I saw the value in integrating wireline, testing, and pumping and left Schlumberger in early 1992 to consult on that topic. The trend in the industry was too strong to ignore, and I chose to go where my customers were telling me to go.
One of the best lessons I learned in the navy was that most, if not all, of your limitations are self-imposed. This was very helpful in my early career with Schlumberger and in the subsequent years in the often highly volatile oil and gas industry.
The long-term outlook is certainly bullish; all of the forecasts for worldwide demand show we will need increasing supplies of fossil fuels. The cyclic nature of the business is a challenge, and unless you are consistently striving to be the best at what you do, the chair may not always be there when the music stops during price downturns.
When rough seas hit a ship, the first things the captain throws overboard are those that are nonessential. Strive to be essential in your jobs and your chances of staying on board improve substantially. You will also have a lot more fun in the process to boot.

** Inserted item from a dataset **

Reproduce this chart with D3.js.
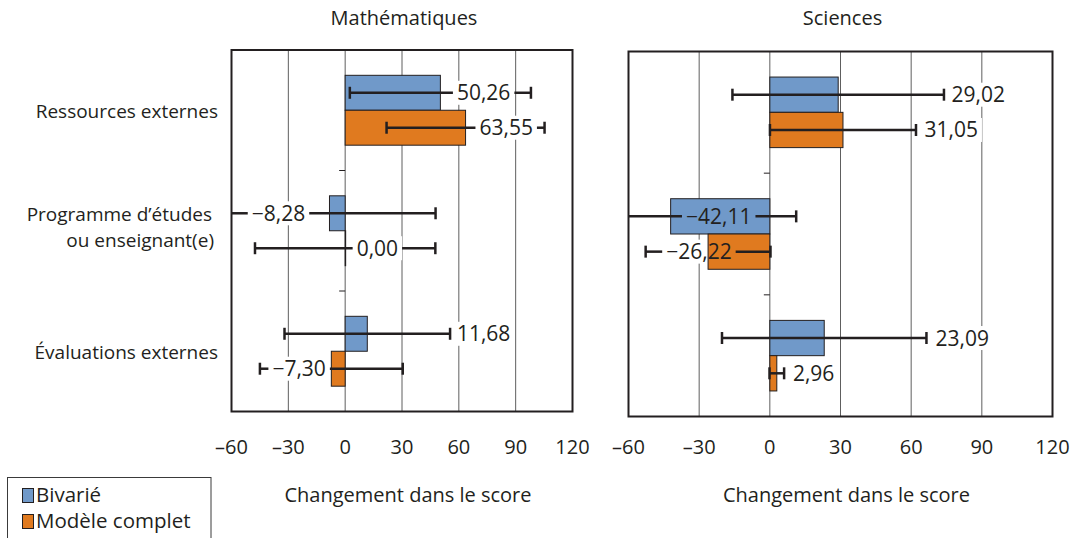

Bob Barba is the president and chief executive officer of Integrated Energy Services. He spent the first 10 years of his career with Schlumberger as an openhole field engineer, sales engineer, and product development manager. While at Schlumberger, Barba was a pioneer in integrating wireline, testing, and pumping inputs to optimize hydraulic fracture treatments. He has since spent 24 years consulting on petrophysics and completion optimization. He served as a SPE Distinguished Lecturer on integrating petrophysics with the hydraulic fracture treatment optimization process. His recent projects have integrated petrophysics with completions in organic shale reservoirs in the Wolfcamp, Bone Springs, Marcellus, Utica, Cline, Eagle Ford, and Bakken. Barba holds a BS from the US Naval Academy and an MBA from the University of Florida.